Après application du barème progressif de l’impôt sur le revenu (selon le régime réel ou micro), l’imposition marginale de ces deux types de revenus peut atteindre 45%, auxquels il convient d’ajouter les prélèvements sociaux et le cas échéant la contribution exceptionnelle sur les hauts revenus de 3 ou 4%.
La qualification des gains de cession de bitcoins selon le régime des plus-values de cession des biens meubles met à la charge des cédants des obligations relativement précises. En effet, le cédant, pour déterminer la plus-value imposable, devra non seulement indiquer le prix de cession et le prix d’acquisition des bitcoins cédés, ainsi que – s’il souhaite bénéficier de l’abattement pour durée de détention – la date d’acquisition des bitcoins cédés.
Par ailleurs, il est important de rappeler que le contribuable est tenu de déposer spontanément auprès de son centre des impôts une déclaration spécifique (imprimé 2048-M) dans le mois qui suit la cession, accompagné du paiement de l’impôt correspondant.
Concernant les contribuables ayant été imposés au barème progressif de l’impôt sur le revenu à raison de gains réalisés antérieurement à l’arrêt du Conseil d’Etat, ils pourront, s’ils y ont intérêt et sous réserve qu’ils ne relèvent pas des catégories des BNC (minage) ou de celles de BIC (achat / revente), déposer une réclamation contentieuse afin d’obtenir le dégrèvement du surcoût d’impôt résultant de l’application de la doctrine administrative.

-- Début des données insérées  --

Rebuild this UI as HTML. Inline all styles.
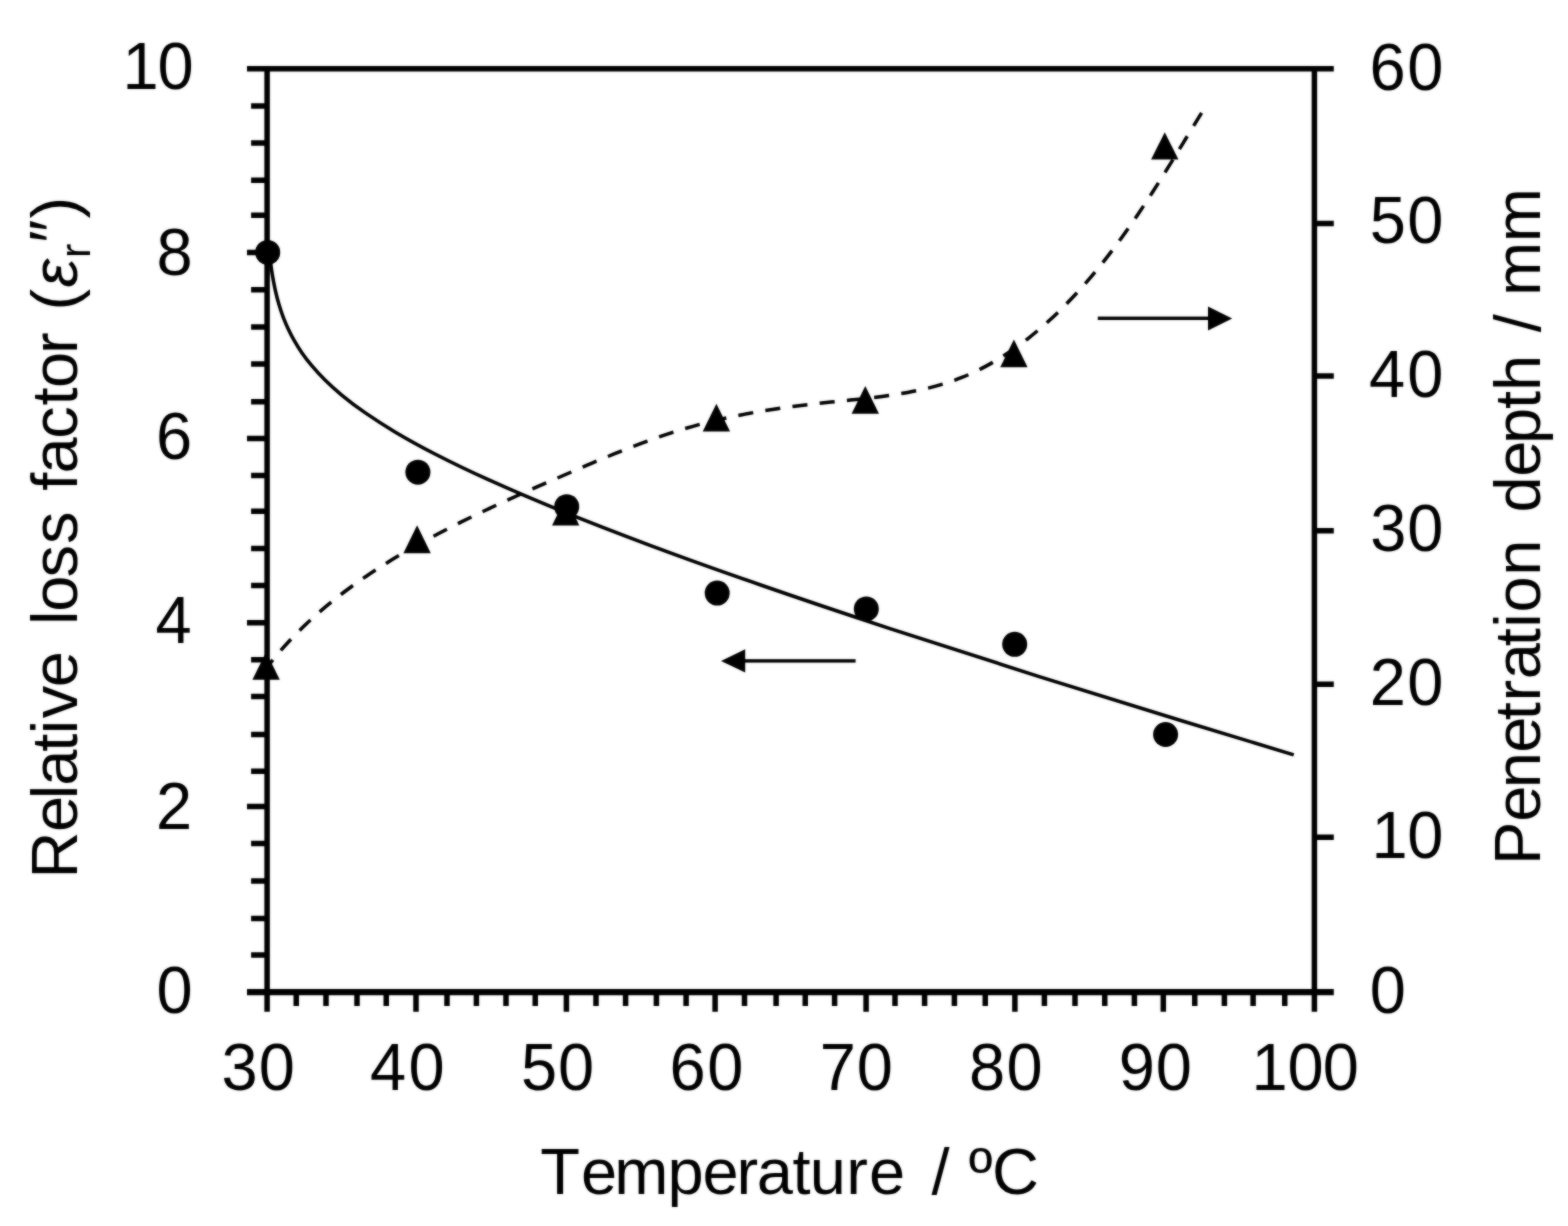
<!DOCTYPE html>
<html lang="en">
<head>
<meta charset="utf-8">
<title>Relative loss factor and penetration depth vs temperature</title>
<style>
html,body{margin:0;padding:0;background:#fff;}
body{width:1568px;height:1226px;overflow:hidden;}
svg{display:block;}
</style>
</head>
<body>
<svg width="1568" height="1226" viewBox="0 0 1568 1226">
<rect width="1568" height="1226" fill="#fff"/>
<defs><filter id="soft" x="0" y="0" width="1568" height="1226" filterUnits="userSpaceOnUse" color-interpolation-filters="sRGB"><feGaussianBlur in="SourceGraphic" stdDeviation="0.8" result="b"/><feComposite in="SourceGraphic" in2="b" operator="arithmetic" k1="0" k2="0.45" k3="0.55" k4="0"/></filter></defs>
<g filter="url(#soft)">
<g stroke="#000" stroke-width="5.5" fill="none" stroke-linecap="butt">
<path d="M267.1 68.7V1011.8"/>
<path d="M1314.4 68.7V1011.8"/>
<path d="M247.0 68.7H1333.8"/>
<path stroke-width="6.1" d="M247.0 992.1H1333.8"/>
<path d="M251.10 106.10H267.1M251.10 143.10H267.1M251.10 180.30H267.1M251.10 215.30H267.1M247.00 252.60H267.1M251.10 289.70H267.1M251.10 326.90H267.1M251.10 364.00H267.1M251.10 401.70H267.1M247.00 438.60H267.1M251.10 475.50H267.1M251.10 511.20H267.1M251.10 548.60H267.1M251.10 585.50H267.1M247.00 622.70H267.1M251.10 659.70H267.1M251.10 696.60H267.1M251.10 734.40H267.1M251.10 771.20H267.1M247.00 806.60H267.1M251.10 843.50H267.1M251.10 881.00H267.1M251.10 918.40H267.1M251.10 955.10H267.1"/>
<path d="M1314.4 223.45H1333.8M1314.4 375.95H1333.8M1314.4 530.70H1333.8M1314.4 684.30H1333.8M1314.4 837.30H1333.8"/>
<path d="M296.25 992.1V1005.9M326.00 992.1V1005.9M357.00 992.1V1005.9M386.25 992.1V1005.9M416.00 992.1V1011.8M447.00 992.1V1005.9M476.40 992.1V1005.9M506.00 992.1V1005.9M535.25 992.1V1005.9M566.40 992.1V1011.8M596.00 992.1V1005.9M625.60 992.1V1005.9M656.40 992.1V1005.9M686.10 992.1V1005.9M715.10 992.1V1011.8M744.50 992.1V1005.9M776.10 992.1V1005.9M805.25 992.1V1005.9M834.60 992.1V1005.9M866.10 992.1V1011.8M895.00 992.1V1005.9M924.60 992.1V1005.9M954.40 992.1V1005.9M985.25 992.1V1005.9M1014.90 992.1V1011.8M1044.40 992.1V1005.9M1075.00 992.1V1005.9M1104.75 992.1V1005.9M1134.40 992.1V1005.9M1163.30 992.1V1011.8M1194.75 992.1V1005.9M1224.40 992.1V1005.9M1253.10 992.1V1005.9M1284.75 992.1V1005.9"/>
</g>
<path d="M269.49 252.50C269.76 255.20 270.03 257.66 270.30 259.95C270.70 263.34 271.10 266.36 271.50 269.14C272.17 273.78 272.83 277.76 273.50 281.35C274.33 285.83 275.17 289.71 276.00 293.23C277.00 297.46 278.00 301.15 279.00 304.53C280.33 309.03 281.67 312.95 283.00 316.53C284.67 321.00 286.33 324.93 288.00 328.53C290.00 332.84 292.00 336.67 294.00 340.20C296.67 344.91 299.33 349.08 302.00 352.91C305.33 357.71 308.67 361.99 312.00 365.95C316.33 371.10 320.67 375.71 325.00 379.99C330.67 385.58 336.33 390.61 342.00 395.29C349.67 401.62 357.33 407.33 365.00 412.66C375.00 419.62 385.00 425.94 395.00 431.89C408.33 439.82 421.67 447.09 435.00 453.97C453.33 463.42 471.67 472.14 490.00 480.45C513.33 491.02 536.67 500.91 560.00 510.40C590.00 522.61 620.00 534.16 650.00 545.32C686.67 558.97 723.33 572.04 760.00 584.77C803.33 599.81 846.67 614.35 890.00 628.59C940.00 645.03 990.00 661.05 1040.00 676.80C1086.67 691.51 1133.33 705.98 1180.00 720.28C1217.92 731.90 1255.83 743.41 1293.75 754.83" fill="none" stroke="#000" stroke-width="3.5"/>
<path d="M267.12 667.00C269.20 664.47 275.31 656.73 279.58 651.79C283.84 646.86 288.23 642.07 292.71 637.39C297.19 632.72 301.78 628.18 306.47 623.76C311.15 619.33 315.93 615.04 320.79 610.84C325.66 606.65 330.61 602.58 335.64 598.60C340.67 594.62 345.78 590.76 350.95 586.98C356.12 583.20 361.37 579.53 366.68 575.94C371.98 572.35 377.35 568.85 382.76 565.43C388.17 562.01 393.65 558.68 399.15 555.41C404.66 552.14 410.21 548.96 415.80 545.83C421.38 542.70 427.00 539.65 432.64 536.65C438.28 533.64 443.95 530.70 449.64 527.81C455.33 524.91 461.03 522.07 466.76 519.27C472.49 516.47 478.23 513.71 484.00 510.99C489.76 508.26 495.55 505.58 501.35 502.91C507.15 500.25 512.97 497.62 518.81 495.00C524.65 492.39 530.51 489.80 536.38 487.21C542.25 484.62 548.14 482.06 554.05 479.49C559.95 476.92 565.88 474.35 571.82 471.79C577.75 469.23 583.71 466.66 589.68 464.13C595.65 461.61 601.64 459.09 607.64 456.62C613.64 454.16 619.66 451.72 625.69 449.35C631.73 446.98 637.78 444.65 643.85 442.41C649.92 440.17 656.00 437.98 662.10 435.91C668.21 433.83 674.32 431.82 680.46 429.94C686.59 428.05 692.75 426.27 698.91 424.60C705.08 422.93 711.27 421.39 717.47 419.93C723.67 418.48 729.89 417.14 736.13 415.87C742.37 414.60 748.62 413.44 754.90 412.34C761.17 411.24 767.46 410.23 773.76 409.27C780.07 408.31 786.40 407.43 792.74 406.59C799.08 405.75 805.44 404.97 811.82 404.22C818.20 403.47 824.60 402.79 831.00 402.10C837.41 401.41 843.85 400.78 850.27 400.10C856.69 399.41 863.13 398.75 869.54 397.99C875.94 397.22 882.34 396.44 888.70 395.52C895.06 394.60 901.40 393.62 907.68 392.45C913.96 391.29 920.20 390.03 926.37 388.54C932.54 387.06 938.66 385.43 944.69 383.54C950.71 381.65 956.67 379.56 962.53 377.20C968.39 374.84 974.16 372.21 979.84 369.38C985.51 366.54 991.09 363.45 996.57 360.18C1002.06 356.91 1007.45 353.41 1012.74 349.75C1018.03 346.10 1023.22 342.24 1028.31 338.26C1033.40 334.27 1038.39 330.10 1043.28 325.83C1048.17 321.56 1052.96 317.14 1057.64 312.64C1062.32 308.14 1066.89 303.51 1071.36 298.82C1075.83 294.13 1080.19 289.35 1084.46 284.51C1088.73 279.68 1092.89 274.76 1096.98 269.79C1101.07 264.82 1105.05 259.77 1108.98 254.69C1112.90 249.60 1116.73 244.45 1120.51 239.26C1124.29 234.07 1127.99 228.83 1131.65 223.55C1135.30 218.28 1138.89 212.96 1142.44 207.62C1146.00 202.27 1149.49 196.89 1152.96 191.50C1156.43 186.10 1159.85 180.68 1163.25 175.25C1166.66 169.82 1170.03 164.36 1173.39 158.91C1176.75 153.46 1180.09 147.99 1183.43 142.54C1186.76 137.08 1190.09 131.62 1193.42 126.17C1196.76 120.73 1201.77 112.59 1203.44 109.87" fill="none" stroke="#000" stroke-width="3.5" stroke-dasharray="15.1 12.3" stroke-dashoffset="5.9"/>
<circle cx="267.7" cy="252.4" r="12.5" fill="#000"/>
<circle cx="417.9" cy="472.2" r="12.5" fill="#000"/>
<circle cx="566.7" cy="506.7" r="12.5" fill="#000"/>
<circle cx="717.2" cy="593.1" r="12.5" fill="#000"/>
<circle cx="866.3" cy="608.9" r="12.5" fill="#000"/>
<circle cx="1014.7" cy="644.3" r="12.5" fill="#000"/>
<circle cx="1165.6" cy="734.5" r="12.5" fill="#000"/>
<path d="M266.1 652.0L279.80 679.7H252.40Z" fill="#000"/>
<path d="M417.1 525.3L430.80 553.3H403.40Z" fill="#000"/>
<path d="M565.7 497.8L579.40 525.6H552.00Z" fill="#000"/>
<path d="M716.4 403.7L730.10 431.6H702.70Z" fill="#000"/>
<path d="M865.3 386.0L879.00 413.8H851.60Z" fill="#000"/>
<path d="M1013.9 339.5L1027.60 367.2H1000.20Z" fill="#000"/>
<path d="M1164.75 132.2L1178.45 159.4H1151.05Z" fill="#000"/>
<g fill="#000" stroke="none">
<rect x="740" y="659.2" width="115.6" height="3.4"/>
<path d="M721.0 660.9L745.2 649.2V672.6Z"/>
<rect x="1097.8" y="316.6" width="112" height="3.4"/>
<path d="M1232.2 318.5L1208 306.5V330.6Z"/>
</g>
<g font-family="'Liberation Sans', sans-serif" font-size="65" fill="#000" style="font-kerning:none">
<text transform="translate(0 89.10) scale(1 1.025)" x="122.40 157.55" y="0">10</text>
<text transform="translate(0 274.55) scale(1 1.025)" x="156.40" y="0">8</text>
<text transform="translate(0 458.60) scale(1 1.025)" x="155.95" y="0">6</text>
<text transform="translate(0 642.60) scale(1 1.025)" x="155.40" y="0">4</text>
<text transform="translate(0 828.65) scale(1 1.025)" x="156.05" y="0">2</text>
<text transform="translate(0 1012.75) scale(1 1.025)" x="156.40" y="0">0</text>
<text transform="translate(0 89.85) scale(1 1.025)" x="1369.50 1407.20" y="0">60</text>
<text transform="translate(0 243.35) scale(1 1.025)" x="1369.85 1407.20" y="0">50</text>
<text transform="translate(0 396.60) scale(1 1.025)" x="1369.00 1407.20" y="0">40</text>
<text transform="translate(0 551.35) scale(1 1.025)" x="1370.30 1407.20" y="0">30</text>
<text transform="translate(0 705.10) scale(1 1.025)" x="1369.80 1407.20" y="0">20</text>
<text transform="translate(0 858.35) scale(1 1.025)" x="1371.40 1407.20" y="0">10</text>
<text transform="translate(0 1012.75) scale(1 1.025)" x="1369.70" y="0">0</text>
<text transform="translate(0 1090.40) scale(1 1.025)" x="221.50 258.80" y="0">30</text>
<text transform="translate(0 1090.40) scale(1 1.025)" x="370.00 408.55" y="0">40</text>
<text transform="translate(0 1090.40) scale(1 1.025)" x="521.10 557.90" y="0">50</text>
<text transform="translate(0 1090.40) scale(1 1.025)" x="669.60 707.20" y="0">60</text>
<text transform="translate(0 1090.40) scale(1 1.025)" x="819.65 856.70" y="0">70</text>
<text transform="translate(0 1090.40) scale(1 1.025)" x="969.05 1006.55" y="0">80</text>
<text transform="translate(0 1090.40) scale(1 1.025)" x="1118.80 1155.70" y="0">90</text>
<text transform="translate(0 1090.40) scale(1 1.025)" x="1251.45 1287.55 1322.80" y="0">100</text>
<text x="540.35 581.10 614.20 667.50 702.60 736.45 756.80 792.40 809.80 846.20 869.00 905.15 931.50 949.56 968.70 991.90" y="1194.4">Temperature / ºC</text>
<text transform="rotate(-90)" y="76.5"><tspan x="-878.50 -831.90 -799.30 -785.70 -751.70 -734.15 -718.25 -687.20 -651.05 -625.00 -611.70 -577.50 -543.95 -511.45 -490.70 -473.45 -438.80 -405.40 -388.00 -353.90 -332.25 -310.55">Relative loss factor (</tspan><tspan font-style="italic" x="-287.55">ε</tspan><tspan font-size="43" x="-258.10" y="90.2">r</tspan><tspan font-style="italic" x="-245.85" y="74.5">″</tspan><tspan x="-218.60" y="76.5">)</tspan></text>
<text transform="rotate(-90)" x="-864.90 -821.80 -788.30 -752.80 -720.30 -701.60 -679.25 -646.20 -627.85 -612.40 -575.70 -539.55 -512.40 -476.70 -443.90 -409.10 -390.90 -354.75 -332.20 -314.14 -295.90 -242.35" y="1539.5">Penetration depth / mm</text>
</g>
</g>
</svg>
</body>
</html>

Le délai pour formuler cette réclamation est de trois ans : à titre d’illustration, un contribuable imposé au barème progressif de l’impôt sur le revenu au titre d’un gain sur bitcoins réalisé en 2017 peut déposer une réclamation jusqu’au 31 décembre 2020.
A ce stade, la question de la portée de l’arrêt du Conseil d’Etat se pose.
S’il est certain qu’elle dépasse les gains sur bitcoins et qu’elle est applicable à tous les gains sur les crypto-monnaies (Ether, Ripple…), on peut s’interroger sur sa transposabilité aux autres crypto-actifs et plus particulièrement aux tokens souscrits dans le cadre d’ICO (Inital Coin Offerings).
En effet, le développement de ces opérations, qui constituent une alternative aux financements traditionnels, soulève de nombreuses questions fiscales notamment concernant la fiscalité des souscripteurs :
- lors de l’acquisition de tokens au moyen de crypto-monnaie : sur ce point, la solution dégagée par le Conseil d’Etat s’applique assurément au gain d’échange constaté par le souscripteur, alors même que l’opération ne génère pas de liquidités au moyen desquelles il pourra se libérer de l’imposition qui doit être acquittée dans le mois suivant l’opération ;
- lors de la cession des tokens à un tiers : la solution dégagée par le Conseil d’Etat semble pouvoir être défendue, sous réserve que les tokens puissent être qualifiés de bien meubles incorporels, comme les bitcoins.
La loi PACTE, dont le projet est en cours d’examen par le parlement, pourrait être une occasion d’apporter de précieux éclaircissements sur la fiscalité applicables aux opérations sur les crypto-monnaies et sur les crypto-actifs.